Source code of charts:

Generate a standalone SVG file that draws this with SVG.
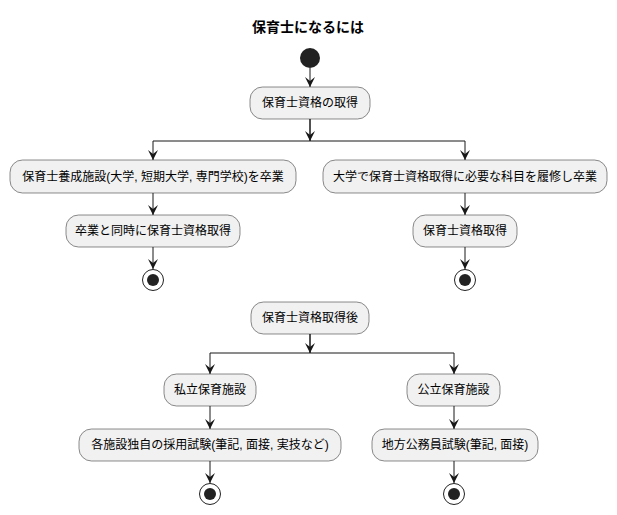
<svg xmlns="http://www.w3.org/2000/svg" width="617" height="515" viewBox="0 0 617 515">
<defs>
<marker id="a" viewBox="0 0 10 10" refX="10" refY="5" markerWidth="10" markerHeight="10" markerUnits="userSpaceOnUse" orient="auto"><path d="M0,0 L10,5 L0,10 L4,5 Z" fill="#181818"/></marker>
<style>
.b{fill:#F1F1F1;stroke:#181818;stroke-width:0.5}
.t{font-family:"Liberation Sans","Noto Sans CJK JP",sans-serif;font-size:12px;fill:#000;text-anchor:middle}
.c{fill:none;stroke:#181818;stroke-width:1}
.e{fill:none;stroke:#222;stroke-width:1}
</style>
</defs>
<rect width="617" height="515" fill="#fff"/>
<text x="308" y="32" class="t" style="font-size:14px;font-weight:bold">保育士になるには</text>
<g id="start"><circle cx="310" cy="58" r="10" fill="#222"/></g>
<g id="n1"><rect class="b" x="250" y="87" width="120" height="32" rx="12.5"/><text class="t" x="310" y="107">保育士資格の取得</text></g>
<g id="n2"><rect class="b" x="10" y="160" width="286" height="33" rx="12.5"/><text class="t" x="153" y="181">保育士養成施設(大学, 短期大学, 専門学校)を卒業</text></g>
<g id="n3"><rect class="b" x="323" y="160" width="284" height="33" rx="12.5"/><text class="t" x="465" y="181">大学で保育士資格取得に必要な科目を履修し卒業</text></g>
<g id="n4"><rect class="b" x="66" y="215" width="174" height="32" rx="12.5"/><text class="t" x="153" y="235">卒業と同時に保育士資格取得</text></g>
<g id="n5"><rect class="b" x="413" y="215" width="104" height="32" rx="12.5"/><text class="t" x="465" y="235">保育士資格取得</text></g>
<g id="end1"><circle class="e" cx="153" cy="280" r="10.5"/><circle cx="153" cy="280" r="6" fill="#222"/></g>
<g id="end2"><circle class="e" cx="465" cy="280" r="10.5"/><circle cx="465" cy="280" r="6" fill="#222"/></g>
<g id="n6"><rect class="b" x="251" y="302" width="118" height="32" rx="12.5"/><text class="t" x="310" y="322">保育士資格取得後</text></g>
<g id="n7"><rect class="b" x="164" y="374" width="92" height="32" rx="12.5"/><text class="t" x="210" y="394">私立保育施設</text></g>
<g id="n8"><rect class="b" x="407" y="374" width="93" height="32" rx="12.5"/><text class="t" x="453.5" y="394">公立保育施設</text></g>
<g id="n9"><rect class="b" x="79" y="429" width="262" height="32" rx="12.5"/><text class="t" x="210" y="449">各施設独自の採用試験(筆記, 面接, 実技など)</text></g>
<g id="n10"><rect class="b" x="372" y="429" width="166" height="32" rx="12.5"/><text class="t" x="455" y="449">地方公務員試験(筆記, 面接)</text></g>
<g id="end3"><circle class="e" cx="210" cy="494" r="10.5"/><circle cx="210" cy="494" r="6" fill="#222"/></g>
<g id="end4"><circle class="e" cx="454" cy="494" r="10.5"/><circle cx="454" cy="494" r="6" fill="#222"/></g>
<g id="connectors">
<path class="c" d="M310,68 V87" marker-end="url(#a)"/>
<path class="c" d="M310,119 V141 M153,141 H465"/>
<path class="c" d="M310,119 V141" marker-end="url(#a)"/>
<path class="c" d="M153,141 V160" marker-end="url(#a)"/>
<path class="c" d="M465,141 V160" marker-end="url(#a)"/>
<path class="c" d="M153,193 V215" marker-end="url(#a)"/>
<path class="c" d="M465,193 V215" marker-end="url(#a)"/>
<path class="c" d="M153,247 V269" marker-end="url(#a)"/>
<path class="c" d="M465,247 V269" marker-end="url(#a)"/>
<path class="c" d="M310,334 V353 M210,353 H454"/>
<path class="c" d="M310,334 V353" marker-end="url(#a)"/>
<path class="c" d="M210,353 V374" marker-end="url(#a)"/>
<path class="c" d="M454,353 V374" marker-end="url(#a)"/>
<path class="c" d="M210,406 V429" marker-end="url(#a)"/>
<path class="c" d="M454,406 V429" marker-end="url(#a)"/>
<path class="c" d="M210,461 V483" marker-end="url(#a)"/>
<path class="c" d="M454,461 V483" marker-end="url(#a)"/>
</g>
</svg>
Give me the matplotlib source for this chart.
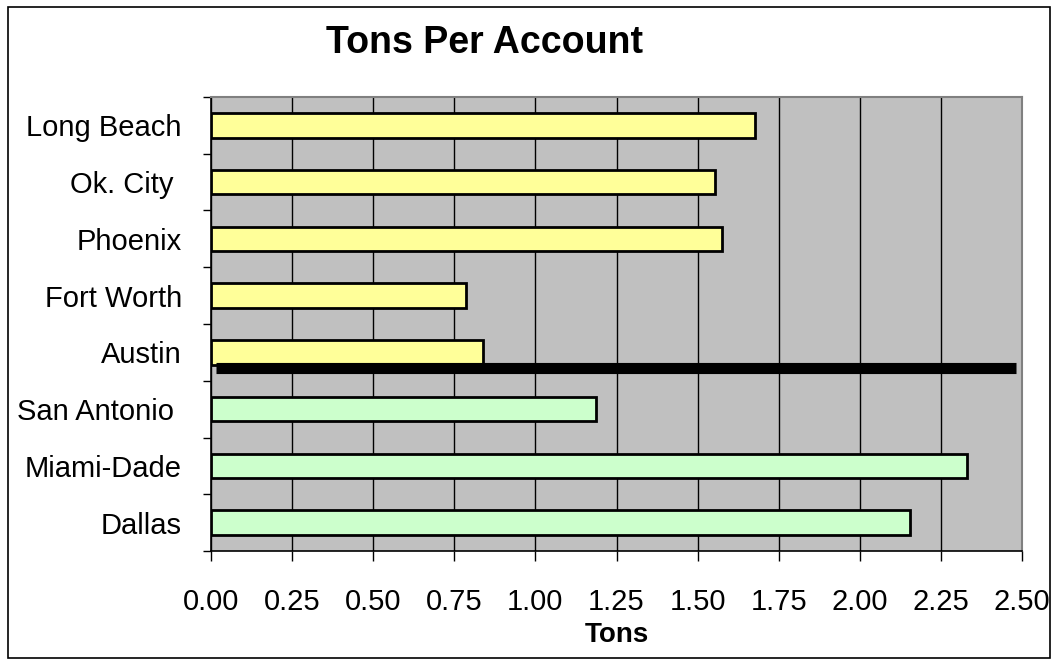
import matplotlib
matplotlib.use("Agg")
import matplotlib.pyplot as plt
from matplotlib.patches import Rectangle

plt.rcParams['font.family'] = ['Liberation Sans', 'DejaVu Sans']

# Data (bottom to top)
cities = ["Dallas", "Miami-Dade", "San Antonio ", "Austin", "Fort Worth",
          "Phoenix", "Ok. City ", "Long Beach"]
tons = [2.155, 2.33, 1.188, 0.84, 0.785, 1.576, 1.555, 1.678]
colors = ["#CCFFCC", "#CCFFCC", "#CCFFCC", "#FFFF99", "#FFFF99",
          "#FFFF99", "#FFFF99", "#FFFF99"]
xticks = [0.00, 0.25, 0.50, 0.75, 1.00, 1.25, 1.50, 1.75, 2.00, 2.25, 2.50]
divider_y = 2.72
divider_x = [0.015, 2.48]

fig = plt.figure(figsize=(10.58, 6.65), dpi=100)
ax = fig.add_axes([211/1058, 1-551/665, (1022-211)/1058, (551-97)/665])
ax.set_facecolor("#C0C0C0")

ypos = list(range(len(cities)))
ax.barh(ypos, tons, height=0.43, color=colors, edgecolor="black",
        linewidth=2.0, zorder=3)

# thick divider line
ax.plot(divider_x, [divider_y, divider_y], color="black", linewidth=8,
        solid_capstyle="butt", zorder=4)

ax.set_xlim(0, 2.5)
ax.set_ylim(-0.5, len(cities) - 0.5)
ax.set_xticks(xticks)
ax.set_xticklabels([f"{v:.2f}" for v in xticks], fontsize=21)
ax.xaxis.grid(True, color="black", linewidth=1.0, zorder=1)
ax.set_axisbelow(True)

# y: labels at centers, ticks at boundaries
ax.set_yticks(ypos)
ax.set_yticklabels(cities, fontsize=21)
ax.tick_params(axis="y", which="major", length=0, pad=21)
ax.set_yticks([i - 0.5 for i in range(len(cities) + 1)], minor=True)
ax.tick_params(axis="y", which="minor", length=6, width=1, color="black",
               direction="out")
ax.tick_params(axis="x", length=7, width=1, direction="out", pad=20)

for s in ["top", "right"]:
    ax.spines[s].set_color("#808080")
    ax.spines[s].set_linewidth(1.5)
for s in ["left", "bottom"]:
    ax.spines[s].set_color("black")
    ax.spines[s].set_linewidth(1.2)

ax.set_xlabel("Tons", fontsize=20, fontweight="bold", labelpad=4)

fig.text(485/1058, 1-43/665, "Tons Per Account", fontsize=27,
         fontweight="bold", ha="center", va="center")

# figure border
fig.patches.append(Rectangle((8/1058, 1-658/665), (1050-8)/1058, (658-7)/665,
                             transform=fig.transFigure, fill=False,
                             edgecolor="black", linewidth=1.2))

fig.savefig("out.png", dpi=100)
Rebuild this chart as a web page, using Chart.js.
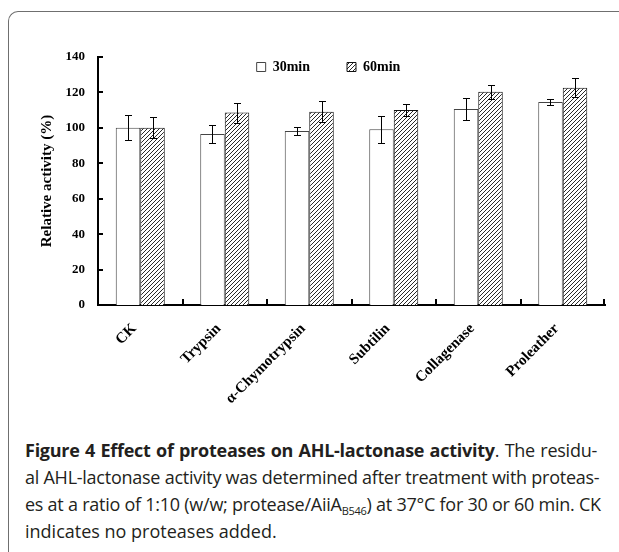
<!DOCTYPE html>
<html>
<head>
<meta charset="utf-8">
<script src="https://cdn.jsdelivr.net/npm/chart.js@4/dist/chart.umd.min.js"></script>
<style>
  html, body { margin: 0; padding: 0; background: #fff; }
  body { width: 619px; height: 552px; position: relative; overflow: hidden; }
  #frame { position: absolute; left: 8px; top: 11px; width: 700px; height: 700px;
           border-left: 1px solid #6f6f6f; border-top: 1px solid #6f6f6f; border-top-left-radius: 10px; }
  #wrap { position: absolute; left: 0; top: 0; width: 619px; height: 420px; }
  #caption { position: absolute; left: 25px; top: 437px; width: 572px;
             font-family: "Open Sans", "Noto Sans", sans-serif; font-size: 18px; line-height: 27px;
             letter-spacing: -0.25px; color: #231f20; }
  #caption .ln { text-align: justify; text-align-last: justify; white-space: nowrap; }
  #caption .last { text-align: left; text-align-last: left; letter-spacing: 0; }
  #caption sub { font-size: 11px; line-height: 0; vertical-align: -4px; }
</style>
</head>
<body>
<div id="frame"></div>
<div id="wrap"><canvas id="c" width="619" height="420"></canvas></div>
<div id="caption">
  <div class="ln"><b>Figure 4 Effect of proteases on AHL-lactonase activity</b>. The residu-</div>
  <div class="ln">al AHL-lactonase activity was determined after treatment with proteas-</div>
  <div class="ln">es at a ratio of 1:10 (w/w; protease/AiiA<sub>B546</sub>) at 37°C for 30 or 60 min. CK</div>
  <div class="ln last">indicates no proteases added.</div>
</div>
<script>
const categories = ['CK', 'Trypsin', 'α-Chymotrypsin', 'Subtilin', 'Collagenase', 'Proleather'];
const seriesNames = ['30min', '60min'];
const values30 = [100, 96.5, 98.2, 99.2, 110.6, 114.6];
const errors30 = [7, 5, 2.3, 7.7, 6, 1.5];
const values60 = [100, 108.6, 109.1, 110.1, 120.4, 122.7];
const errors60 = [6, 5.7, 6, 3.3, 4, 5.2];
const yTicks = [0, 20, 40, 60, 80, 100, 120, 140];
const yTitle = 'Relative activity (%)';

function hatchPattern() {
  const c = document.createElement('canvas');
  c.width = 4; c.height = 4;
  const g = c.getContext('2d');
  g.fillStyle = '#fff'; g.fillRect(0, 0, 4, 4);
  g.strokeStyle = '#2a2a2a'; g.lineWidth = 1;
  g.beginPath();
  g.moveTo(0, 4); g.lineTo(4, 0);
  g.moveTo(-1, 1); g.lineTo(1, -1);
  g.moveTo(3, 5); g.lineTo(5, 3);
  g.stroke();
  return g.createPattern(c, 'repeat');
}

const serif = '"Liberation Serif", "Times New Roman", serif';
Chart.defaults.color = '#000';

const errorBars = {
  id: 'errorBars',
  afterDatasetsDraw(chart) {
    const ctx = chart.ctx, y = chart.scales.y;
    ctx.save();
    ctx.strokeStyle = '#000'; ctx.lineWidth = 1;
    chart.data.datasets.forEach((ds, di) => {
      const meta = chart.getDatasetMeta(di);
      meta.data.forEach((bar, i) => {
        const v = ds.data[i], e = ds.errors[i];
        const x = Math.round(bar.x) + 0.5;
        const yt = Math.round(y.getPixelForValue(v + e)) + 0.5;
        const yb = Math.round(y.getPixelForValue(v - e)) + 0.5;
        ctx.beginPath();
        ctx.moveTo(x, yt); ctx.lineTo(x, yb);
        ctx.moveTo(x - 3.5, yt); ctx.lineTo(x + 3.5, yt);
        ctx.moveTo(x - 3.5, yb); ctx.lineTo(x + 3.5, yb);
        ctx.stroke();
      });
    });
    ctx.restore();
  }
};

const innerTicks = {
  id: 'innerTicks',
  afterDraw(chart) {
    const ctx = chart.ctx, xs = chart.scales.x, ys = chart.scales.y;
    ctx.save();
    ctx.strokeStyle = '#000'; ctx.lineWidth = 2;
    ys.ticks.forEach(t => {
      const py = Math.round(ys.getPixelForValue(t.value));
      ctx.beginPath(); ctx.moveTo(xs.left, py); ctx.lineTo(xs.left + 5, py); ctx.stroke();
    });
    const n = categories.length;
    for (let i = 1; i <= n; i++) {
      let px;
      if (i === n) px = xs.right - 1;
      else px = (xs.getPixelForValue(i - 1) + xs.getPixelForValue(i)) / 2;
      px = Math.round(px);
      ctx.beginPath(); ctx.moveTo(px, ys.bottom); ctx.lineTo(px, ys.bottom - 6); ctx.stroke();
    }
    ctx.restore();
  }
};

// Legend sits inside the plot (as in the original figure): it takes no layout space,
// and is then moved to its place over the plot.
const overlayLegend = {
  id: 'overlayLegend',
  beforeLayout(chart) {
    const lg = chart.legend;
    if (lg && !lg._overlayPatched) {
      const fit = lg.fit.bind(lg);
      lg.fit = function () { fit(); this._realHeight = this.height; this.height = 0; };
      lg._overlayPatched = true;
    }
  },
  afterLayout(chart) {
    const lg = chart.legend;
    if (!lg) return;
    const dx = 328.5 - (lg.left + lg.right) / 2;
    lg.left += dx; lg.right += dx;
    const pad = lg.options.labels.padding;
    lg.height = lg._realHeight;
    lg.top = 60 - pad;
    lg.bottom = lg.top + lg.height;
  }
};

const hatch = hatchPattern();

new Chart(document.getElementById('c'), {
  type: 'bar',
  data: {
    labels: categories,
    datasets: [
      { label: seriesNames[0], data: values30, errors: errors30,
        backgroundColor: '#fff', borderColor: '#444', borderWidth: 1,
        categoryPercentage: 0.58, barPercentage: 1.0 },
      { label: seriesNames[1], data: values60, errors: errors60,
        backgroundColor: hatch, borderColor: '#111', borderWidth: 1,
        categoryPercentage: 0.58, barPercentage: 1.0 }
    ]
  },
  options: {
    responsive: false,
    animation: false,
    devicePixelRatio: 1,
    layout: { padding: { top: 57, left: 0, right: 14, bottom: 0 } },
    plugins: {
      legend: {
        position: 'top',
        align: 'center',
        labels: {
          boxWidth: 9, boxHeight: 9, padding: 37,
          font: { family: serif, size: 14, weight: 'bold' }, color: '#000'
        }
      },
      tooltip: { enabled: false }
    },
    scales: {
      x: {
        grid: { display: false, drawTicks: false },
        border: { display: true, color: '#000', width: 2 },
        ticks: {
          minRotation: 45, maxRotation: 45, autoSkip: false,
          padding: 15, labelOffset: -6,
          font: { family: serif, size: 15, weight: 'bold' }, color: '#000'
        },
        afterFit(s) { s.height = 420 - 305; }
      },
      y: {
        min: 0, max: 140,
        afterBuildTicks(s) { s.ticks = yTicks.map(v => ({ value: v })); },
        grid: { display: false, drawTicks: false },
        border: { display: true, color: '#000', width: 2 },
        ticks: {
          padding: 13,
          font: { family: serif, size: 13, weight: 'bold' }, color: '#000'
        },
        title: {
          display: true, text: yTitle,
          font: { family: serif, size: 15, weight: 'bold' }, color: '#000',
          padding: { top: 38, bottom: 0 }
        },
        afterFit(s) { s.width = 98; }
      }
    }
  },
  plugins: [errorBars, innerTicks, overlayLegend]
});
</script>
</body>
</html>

## [WORK TO BE COMPLETED]
Tally up the lines in the records containing the word "with", then give the count and nothing else.

## [RESULT FOR THIS TASK]
2